[Aim] Reproduce all the lines below exactly and omit the images.

[Source material]
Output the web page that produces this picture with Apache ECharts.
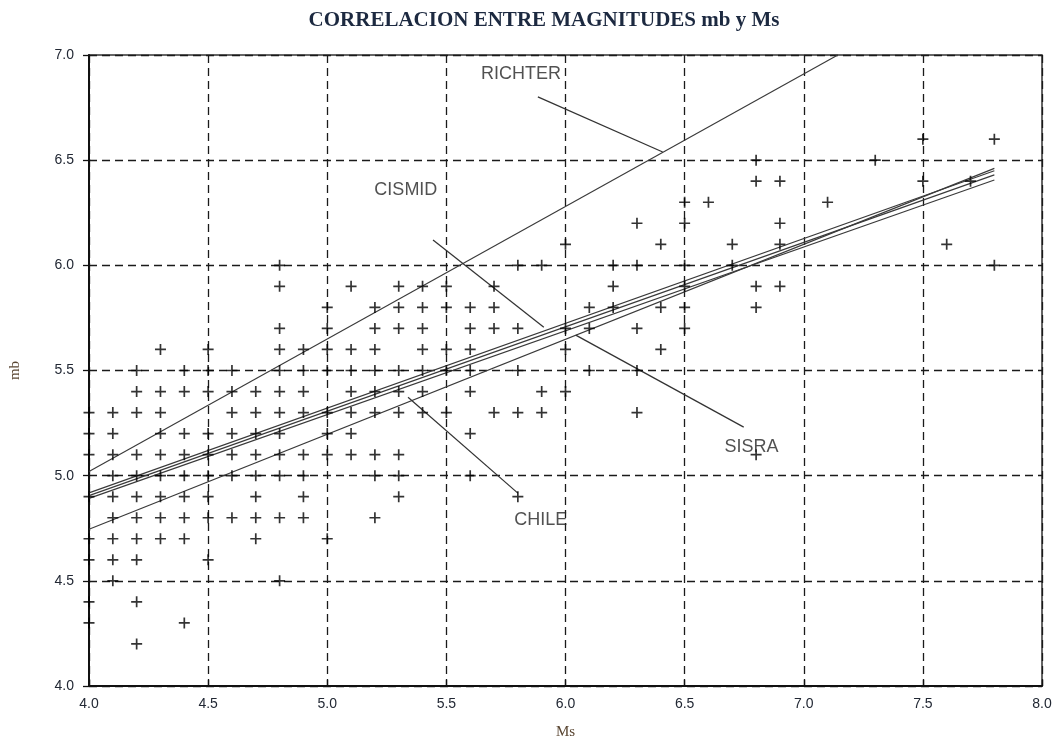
<!DOCTYPE html>
<html>
<head>
<meta charset="utf-8">
<script src="https://cdn.jsdelivr.net/npm/echarts@6/dist/echarts.min.js"></script>
<style>
html,body{margin:0;padding:0;background:#fff;}
#chart{width:1057px;height:746px;}
</style>
</head>
<body>
<div id="chart"></div>
<script>
// Scatter observations: each row = [mb, list of Ms values]
const mbRows = [
  [6.6, [7.5, 7.8]],
  [6.5, [6.8, 7.3]],
  [6.4, [6.8, 6.9, 7.5, 7.7]],
  [6.3, [6.5, 6.6, 7.1]],
  [6.2, [6.3, 6.5, 6.9]],
  [6.1, [6.0, 6.4, 6.7, 6.9, 7.6]],
  [6.0, [4.8, 5.8, 5.9, 6.2, 6.3, 6.5, 6.7, 7.8]],
  [5.9, [4.8, 5.1, 5.3, 5.4, 5.5, 5.7, 6.2, 6.5, 6.8, 6.9]],
  [5.8, [5.0, 5.2, 5.3, 5.4, 5.5, 5.6, 5.7, 6.1, 6.2, 6.4, 6.5, 6.8]],
  [5.7, [4.8, 5.0, 5.2, 5.3, 5.4, 5.6, 5.7, 5.8, 6.0, 6.1, 6.3, 6.5]],
  [5.6, [4.3, 4.5, 4.8, 4.9, 5.0, 5.1, 5.2, 5.4, 5.5, 5.6, 6.0, 6.4]],
  [5.5, [4.2, 4.4, 4.5, 4.6, 4.8, 4.9, 5.0, 5.1, 5.2, 5.3, 5.4, 5.5, 5.6, 5.8, 6.1, 6.3]],
  [5.4, [4.2, 4.3, 4.4, 4.5, 4.6, 4.7, 4.8, 4.9, 5.1, 5.2, 5.3, 5.4, 5.6, 5.9, 6.0]],
  [5.3, [4.0, 4.1, 4.2, 4.3, 4.6, 4.7, 4.8, 4.9, 5.0, 5.1, 5.2, 5.3, 5.4, 5.5, 5.7, 5.8, 5.9, 6.3]],
  [5.2, [4.0, 4.1, 4.3, 4.4, 4.5, 4.6, 4.7, 4.8, 5.0, 5.1, 5.6]],
  [5.1, [4.0, 4.1, 4.2, 4.3, 4.4, 4.5, 4.6, 4.7, 4.8, 4.9, 5.0, 5.1, 5.2, 5.3, 6.8]],
  [5.0, [4.1, 4.2, 4.3, 4.4, 4.5, 4.6, 4.7, 4.8, 4.9, 5.2, 5.3, 5.6]],
  [4.9, [4.0, 4.1, 4.2, 4.3, 4.4, 4.5, 4.7, 4.9, 5.3, 5.8]],
  [4.8, [4.1, 4.2, 4.3, 4.4, 4.5, 4.6, 4.7, 4.8, 4.9, 5.2]],
  [4.7, [4.0, 4.1, 4.2, 4.3, 4.4, 4.7, 5.0]],
  [4.6, [4.0, 4.1, 4.2, 4.5]],
  [4.5, [4.1, 4.8]],
  [4.4, [4.0, 4.2]],
  [4.3, [4.0, 4.4]],
  [4.2, [4.2]]
];

// Correlation lines [Ms, mb] end points
const richterLine = [[4.0, 5.02], [7.143, 7.0]];
const bundleLineA = [[4.0, 4.918], [7.8, 6.450]];
const bundleLineB = [[4.0, 4.905], [7.8, 6.430]];
const bundleLineC = [[4.0, 4.892], [7.8, 6.406]];
const chileLine   = [[4.0, 4.745], [7.8, 6.461]];

// Label texts with anchor [Ms, mb]
const labelNames = ['RICHTER', 'CISMID', 'SISRA', 'CHILE'];
const labelAnchors = [[5.813, 6.910], [5.330, 6.358], [6.781, 5.136], [5.896, 4.788]];
// Leader lines for each label
const leaderLines = [
  [[5.884, 6.801], [6.408, 6.539]],
  [[5.444, 6.120], [5.909, 5.706]],
  [[6.043, 5.668], [6.748, 5.231]],
  [[5.339, 5.373], [5.800, 4.917]]
];

const xTicks = [4.0, 4.5, 5.0, 5.5, 6.0, 6.5, 7.0, 7.5, 8.0];
const yTicks = [4.0, 4.5, 5.0, 5.5, 6.0, 6.5, 7.0];

const points = [];
mbRows.forEach(r => r[1].forEach(ms => points.push([ms, r[0]])));

const chart = echarts.init(document.getElementById('chart'), null, {renderer: 'canvas'});

const lineStyleMain = {color: '#3a3a3a', width: 1.15};
const mkLine = (d) => ({
  type: 'line', data: d, symbol: 'none', silent: true,
  lineStyle: lineStyleMain, z: 3, animation: false
});

const series = [
  {
    type: 'scatter', data: points, silent: true, animation: false,
    symbol: 'path://M0,6 L12,6 M6,0 L6,12',
    symbolSize: 11,
    itemStyle: {color: 'rgba(0,0,0,0)', borderColor: '#000', borderWidth: 1.7},
    z: 4
  },
  mkLine(richterLine),
  mkLine(bundleLineA),
  mkLine(bundleLineB),
  mkLine(bundleLineC),
  mkLine(chileLine)
];
leaderLines.forEach(l => series.push(Object.assign(mkLine(l), {lineStyle: {color: '#333', width: 1.25}})));
series.push({
  type: 'scatter', silent: true, animation: false,
  data: labelAnchors.map((p, i) => [p[0], p[1], labelNames[i]]),
  symbolSize: 1,
  itemStyle: {color: 'rgba(0,0,0,0)'},
  label: {
    show: true, position: 'inside', formatter: p => p.data[2],
    fontFamily: 'Liberation Sans, Arial, sans-serif', fontSize: 18, color: '#262626'
  },
  z: 6
});

chart.setOption({
  animation: false,
  backgroundColor: '#fff',
  title: {
    text: 'CORRELACION ENTRE MAGNITUDES mb y Ms',
    left: 539, top: 5, textAlign: 'center',
    textStyle: {fontFamily: 'Liberation Serif, Times New Roman, serif', fontWeight: 'bold', fontSize: 21, color: '#1c2940'}
  },
  grid: {
    left: 88, right: 15, top: 55, bottom: 60,
    show: true, borderColor: '#333', borderWidth: 1.5, backgroundColor: 'transparent'
  },
  xAxis: {
    type: 'value', min: 4, max: 8, interval: 0.5,
    name: 'Ms', nameLocation: 'middle', nameGap: 39,
    nameTextStyle: {fontFamily: 'Liberation Serif, serif', fontSize: 15, color: '#5a4632'},
    axisLine: {show: true, onZero: false, lineStyle: {color: '#111', width: 2}},
    axisTick: {show: true, inside: true, length: 6, lineStyle: {color: '#111', width: 1.3}},
    axisLabel: {margin: 11, fontFamily: 'Liberation Sans, Arial, sans-serif', fontSize: 14, color: '#222834',
      formatter: v => (xTicks.indexOf(v) >= 0 ? v.toFixed(1) : '')},
    splitLine: {show: true, lineStyle: {color: '#1a1a1a', width: 1.3, type: [8, 5]}}
  },
  yAxis: {
    type: 'value', min: 4, max: 7, interval: 0.5,
    name: 'mb', nameLocation: 'middle', nameGap: 66, nameRotate: 90,
    nameTextStyle: {fontFamily: 'Liberation Serif, serif', fontSize: 15, color: '#5a4632'},
    axisLine: {show: true, onZero: false, lineStyle: {color: '#111', width: 2}},
    axisTick: {show: true, inside: false, length: 6, lineStyle: {color: '#111', width: 1.3}},
    axisLabel: {margin: 15, fontFamily: 'Liberation Sans, Arial, sans-serif', fontSize: 14, color: '#222834',
      formatter: v => (yTicks.indexOf(v) >= 0 ? v.toFixed(1) : '')},
    splitLine: {show: true, lineStyle: {color: '#1a1a1a', width: 1.3, type: [8, 5]}}
  },
  series: series
});
</script>
</body>
</html>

[Solution to this task]
Output the web page that produces this picture with Apache ECharts.
<!DOCTYPE html>
<html>
<head>
<meta charset="utf-8">
<script src="https://cdn.jsdelivr.net/npm/echarts@6/dist/echarts.min.js"></script>
<style>
html,body{margin:0;padding:0;background:#fff;}
#chart{width:1057px;height:746px;}
</style>
</head>
<body>
<div id="chart"></div>
<script>
// Scatter observations: each row = [mb, list of Ms values]
const mbRows = [
  [6.6, [7.5, 7.8]],
  [6.5, [6.8, 7.3]],
  [6.4, [6.8, 6.9, 7.5, 7.7]],
  [6.3, [6.5, 6.6, 7.1]],
  [6.2, [6.3, 6.5, 6.9]],
  [6.1, [6.0, 6.4, 6.7, 6.9, 7.6]],
  [6.0, [4.8, 5.8, 5.9, 6.2, 6.3, 6.5, 6.7, 7.8]],
  [5.9, [4.8, 5.1, 5.3, 5.4, 5.5, 5.7, 6.2, 6.5, 6.8, 6.9]],
  [5.8, [5.0, 5.2, 5.3, 5.4, 5.5, 5.6, 5.7, 6.1, 6.2, 6.4, 6.5, 6.8]],
  [5.7, [4.8, 5.0, 5.2, 5.3, 5.4, 5.6, 5.7, 5.8, 6.0, 6.1, 6.3, 6.5]],
  [5.6, [4.3, 4.5, 4.8, 4.9, 5.0, 5.1, 5.2, 5.4, 5.5, 5.6, 6.0, 6.4]],
  [5.5, [4.2, 4.4, 4.5, 4.6, 4.8, 4.9, 5.0, 5.1, 5.2, 5.3, 5.4, 5.5, 5.6, 5.8, 6.1, 6.3]],
  [5.4, [4.2, 4.3, 4.4, 4.5, 4.6, 4.7, 4.8, 4.9, 5.1, 5.2, 5.3, 5.4, 5.6, 5.9, 6.0]],
  [5.3, [4.0, 4.1, 4.2, 4.3, 4.6, 4.7, 4.8, 4.9, 5.0, 5.1, 5.2, 5.3, 5.4, 5.5, 5.7, 5.8, 5.9, 6.3]],
  [5.2, [4.0, 4.1, 4.3, 4.4, 4.5, 4.6, 4.7, 4.8, 5.0, 5.1, 5.6]],
  [5.1, [4.0, 4.1, 4.2, 4.3, 4.4, 4.5, 4.6, 4.7, 4.8, 4.9, 5.0, 5.1, 5.2, 5.3, 6.8]],
  [5.0, [4.1, 4.2, 4.3, 4.4, 4.5, 4.6, 4.7, 4.8, 4.9, 5.2, 5.3, 5.6]],
  [4.9, [4.0, 4.1, 4.2, 4.3, 4.4, 4.5, 4.7, 4.9, 5.3, 5.8]],
  [4.8, [4.1, 4.2, 4.3, 4.4, 4.5, 4.6, 4.7, 4.8, 4.9, 5.2]],
  [4.7, [4.0, 4.1, 4.2, 4.3, 4.4, 4.7, 5.0]],
  [4.6, [4.0, 4.1, 4.2, 4.5]],
  [4.5, [4.1, 4.8]],
  [4.4, [4.0, 4.2]],
  [4.3, [4.0, 4.4]],
  [4.2, [4.2]]
];

// Correlation lines [Ms, mb] end points
const richterLine = [[4.0, 5.02], [7.143, 7.0]];
const bundleLineA = [[4.0, 4.918], [7.8, 6.450]];
const bundleLineB = [[4.0, 4.905], [7.8, 6.430]];
const bundleLineC = [[4.0, 4.892], [7.8, 6.406]];
const chileLine   = [[4.0, 4.745], [7.8, 6.461]];

// Label texts with anchor [Ms, mb]
const labelNames = ['RICHTER', 'CISMID', 'SISRA', 'CHILE'];
const labelAnchors = [[5.813, 6.910], [5.330, 6.358], [6.781, 5.136], [5.896, 4.788]];
// Leader lines for each label
const leaderLines = [
  [[5.884, 6.801], [6.408, 6.539]],
  [[5.444, 6.120], [5.909, 5.706]],
  [[6.043, 5.668], [6.748, 5.231]],
  [[5.339, 5.373], [5.800, 4.917]]
];

const xTicks = [4.0, 4.5, 5.0, 5.5, 6.0, 6.5, 7.0, 7.5, 8.0];
const yTicks = [4.0, 4.5, 5.0, 5.5, 6.0, 6.5, 7.0];

const points = [];
mbRows.forEach(r => r[1].forEach(ms => points.push([ms, r[0]])));

const chart = echarts.init(document.getElementById('chart'), null, {renderer: 'canvas'});

const lineStyleMain = {color: '#3a3a3a', width: 1.15};
const mkLine = (d) => ({
  type: 'line', data: d, symbol: 'none', silent: true,
  lineStyle: lineStyleMain, z: 3, animation: false
});

const series = [
  {
    type: 'scatter', data: points, silent: true, animation: false,
    symbol: 'path://M0,6 L12,6 M6,0 L6,12',
    symbolSize: 11,
    itemStyle: {color: 'rgba(0,0,0,0)', borderColor: '#000', borderWidth: 1.7},
    z: 4
  },
  mkLine(richterLine),
  mkLine(bundleLineA),
  mkLine(bundleLineB),
  mkLine(bundleLineC),
  mkLine(chileLine)
];
leaderLines.forEach(l => series.push(Object.assign(mkLine(l), {lineStyle: {color: '#333', width: 1.25}})));
series.push({
  type: 'scatter', silent: true, animation: false,
  data: labelAnchors.map((p, i) => [p[0], p[1], labelNames[i]]),
  symbolSize: 1,
  itemStyle: {color: 'rgba(0,0,0,0)'},
  label: {
    show: true, position: 'inside', formatter: p => p.data[2],
    fontFamily: 'Liberation Sans, Arial, sans-serif', fontSize: 18, color: '#262626'
  },
  z: 6
});

chart.setOption({
  animation: false,
  backgroundColor: '#fff',
  title: {
    text: 'CORRELACION ENTRE MAGNITUDES mb y Ms',
    left: 539, top: 5, textAlign: 'center',
    textStyle: {fontFamily: 'Liberation Serif, Times New Roman, serif', fontWeight: 'bold', fontSize: 21, color: '#1c2940'}
  },
  grid: {
    left: 88, right: 15, top: 55, bottom: 60,
    show: true, borderColor: '#333', borderWidth: 1.5, backgroundColor: 'transparent'
  },
  xAxis: {
    type: 'value', min: 4, max: 8, interval: 0.5,
    name: 'Ms', nameLocation: 'middle', nameGap: 39,
    nameTextStyle: {fontFamily: 'Liberation Serif, serif', fontSize: 15, color: '#5a4632'},
    axisLine: {show: true, onZero: false, lineStyle: {color: '#111', width: 2}},
    axisTick: {show: true, inside: true, length: 6, lineStyle: {color: '#111', width: 1.3}},
    axisLabel: {margin: 11, fontFamily: 'Liberation Sans, Arial, sans-serif', fontSize: 14, color: '#222834',
      formatter: v => (xTicks.indexOf(v) >= 0 ? v.toFixed(1) : '')},
    splitLine: {show: true, lineStyle: {color: '#1a1a1a', width: 1.3, type: [8, 5]}}
  },
  yAxis: {
    type: 'value', min: 4, max: 7, interval: 0.5,
    name: 'mb', nameLocation: 'middle', nameGap: 66, nameRotate: 90,
    nameTextStyle: {fontFamily: 'Liberation Serif, serif', fontSize: 15, color: '#5a4632'},
    axisLine: {show: true, onZero: false, lineStyle: {color: '#111', width: 2}},
    axisTick: {show: true, inside: false, length: 6, lineStyle: {color: '#111', width: 1.3}},
    axisLabel: {margin: 15, fontFamily: 'Liberation Sans, Arial, sans-serif', fontSize: 14, color: '#222834',
      formatter: v => (yTicks.indexOf(v) >= 0 ? v.toFixed(1) : '')},
    splitLine: {show: true, lineStyle: {color: '#1a1a1a', width: 1.3, type: [8, 5]}}
  },
  series: series
});
</script>
</body>
</html>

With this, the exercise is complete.